A costs judge has ruled that the mother of a claimant did not give informed consent to solicitors deducting £28,000 from her daughter’s damages.

The mother, the claimant’s litigation friend in EVX v Smith, had not objected to the deduction by national firm Irwin Mitchell after settlement had been secured in a clinical negligence claim.

But Cost Judge Brown said there was no informed consent to the hourly rates claimed and therefore no presumption of reasonableness. The rates charged of £235-240 an hour for Grade C fee earners working at the Southampton office were ‘not far off the guideline hourly rates for a Grade A fee earner in 2021’, the judge said, and ‘clearly unreasonably high for the work done’.

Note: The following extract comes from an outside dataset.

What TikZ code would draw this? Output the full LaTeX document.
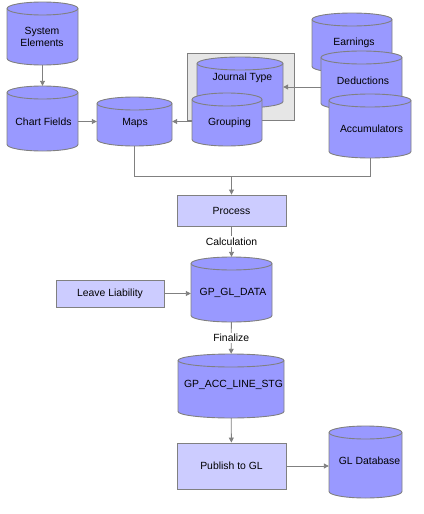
\documentclass[tikz,border=0pt]{standalone}
\usepackage{fontspec}
\setmainfont{Liberation Sans}
\usetikzlibrary{arrows.meta,calc}
\definecolor{dbfill}{HTML}{9999FF}
\definecolor{boxfill}{HTML}{CCCCFF}
\definecolor{lineg}{HTML}{808080}
\definecolor{grpfill}{HTML}{E6E6E6}
\def\dbRY{6.5}
\newcommand\dbcyl[8]{%
 \pgfmathsetmacro\dbRX{(#4-#2)/2}%
 \pgfmathsetmacro\dbCX{(#2+#4)/2}%
 \pgfmathsetmacro\dbCY{(#3+#5)/2}%
 \pgfmathsetmacro\dbW{#4-#2}%
 \pgfmathsetmacro\dbH{#5-#3}%
 \pgfmathsetmacro\dbYA{#3+\dbRY}%
 \pgfmathsetmacro\dbYB{#5-\dbRY}%
 \filldraw[dbshape] (#2,\dbYA) -- (#2,\dbYB) arc[start angle=180,end angle=360,x radius=\dbRX pt,y radius=\dbRY pt] -- (#4,\dbYA) arc[start angle=0,end angle=180,x radius=\dbRX pt,y radius=\dbRY pt] -- cycle;
 \draw[dbshape,fill=none] (#2,\dbYA) arc[start angle=180,end angle=360,x radius=\dbRX pt,y radius=\dbRY pt];
 \node[dbarea, minimum width=\dbW pt, minimum height=\dbH pt] (#1) at (\dbCX,\dbCY) {};
 \node[dbtext] (#1t) at (#6,#7) {#8};
}
\tikzset{
 every node/.style={font=\fontsize{10.4}{12}\selectfont},
 conn/.style={draw=lineg, line width=0.9pt},
 arr/.style={conn, -{Triangle[length=5pt,width=5pt]}},
 dbshape/.style={fill=dbfill, draw=lineg, line width=0.9pt},
 dbarea/.style={rectangle, draw=none, inner sep=0pt},
 dbtext/.style={inner sep=0pt, align=center},
 procbox/.style={rectangle, draw=lineg, fill=boxfill, line width=0.9pt, inner sep=0pt},
 grpbox/.style={rectangle, draw=lineg, fill=grpfill, line width=0.9pt, inner sep=0pt},
 lbl/.style={fill=white, inner sep=1.5pt},
}
\begin{document}
\begin{tikzpicture}[x=1pt,y=-1pt]
\useasboundingbox (0,0) rectangle (423,514);
% top-left cylinders
\dbcyl{sysel}{7}{2}{78}{65}{42}{37}{System\\Elements}
\dbcyl{chart}{7}{86}{78}{151}{43.5}{122}{Chart Fields}
\dbcyl{maps}{97}{97}{172}{146}{135}{123}{Maps}
% grouped box
\node[grpbox, minimum width=107pt, minimum height=67pt] (grp) at (240.5,86.5) {};
\dbcyl{jtype}{197}{57}{283}{108}{242.5}{78}{Journal Type}
\dbcyl{grouping}{192}{93}{262}{146}{229.5}{123}{Grouping}
% right stack
\dbcyl{earn}{312}{13}{392}{73}{354}{43}{Earnings}
\dbcyl{ded}{321}{51}{402}{110}{363}{81}{Deductions}
\dbcyl{acc}{329}{94}{411}{158}{371.5}{129}{Accumulators}
% process chain
\node[procbox, minimum width=109pt, minimum height=31pt] (proc) at (231.5,210.5) {Process};
\node[procbox, minimum width=108pt, minimum height=27pt] (leave) at (110,293.5) {Leave Liability};
\dbcyl{gldata}{191}{257}{272}{322}{233}{293}{GP\_GL\_DATA}
\dbcyl{accline}{178}{354}{284}{418}{233.5}{385}{GP\_ACC\_LINE\_STG}
\node[procbox, minimum width=109pt, minimum height=46pt] (publish) at (231.5,466) {Publish to GL};
\dbcyl{gldb}{329}{426}{402}{498}{369.5}{461}{GL Database}
% connectors
\draw[arr] (sysel) -- (chart);
\draw[arr] (chart.east |- maps) -- (maps.west);
\draw[arr] (grouping.west |- maps) -- (maps.east);
\draw[arr] ($(ded.west)+(0,6.5)$) -- ($(jtype.east |- ded.west)+(0,6.5)$);
\draw[conn] (maps.south) -- (maps.south |- 0,176) -| (acc.south);
\coordinate (jn) at (proc.north |- 0,176);
\draw[arr] (jn) -- (proc.north);
\draw[arr] (proc) -- node[lbl] (calc) {Calculation} (gldata);
\draw[arr] (leave.east) -- (leave.east -| gldata.west);
\draw[arr] (gldata) -- node[lbl] (fin) {Finalize} (accline);
\draw[arr] (accline) -- (publish);
\draw[arr] (publish.east) -- (publish.east -| gldb.west);
\end{tikzpicture}
\end{document}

The costs judge added: ‘It is not enough for the litigation friend to have been informed of the prospect that there would be a shortfall in the recovery of the costs from the defendants, nor that she was informed of the amount that the solicitors say would be payable by way of shortfall as the case went on, nor indeed that she approved settlement of costs with the defendant.

‘It is clear that the terms of CPR 46.9(3) (c) (i) and (ii) are linked so that the solicitor’s explanation must be directed to the unusual nature of the costs: in this case, the hourly rates.’

Irwin Mitchell had been instructed in 2016 to work on a claim on behalf of a girl whose hip problem was allegedly misdiagnosed as a baby and which will cause her problems for life. The claim was settled, without liability admitted, for £225,000 following a roundtable meeting. Costs were agreed for £130,000 between the parties but the court ordered a detailed assessment before approving any deductions from the damages to cover the shortfall in recoverable costs.

Costs Judge Brown said that while the damages were substantial and the claim was handled with skill and care, it was not highly complex either in terms of liability or quantum.

He said there was ‘no basis’ for saying that the hourly rates could not be assessed and potentially reduced, even if they were not agreed.

He also rejected an argument that such rates were not unusual because, it was submitted by Irwin Mitchell, they were normal for a major provider of personal injury services. Irwin Mitchell did not occupy ‘such a dominant position in the field of personal injury work that whatever rates they charge should be regarded as usual’.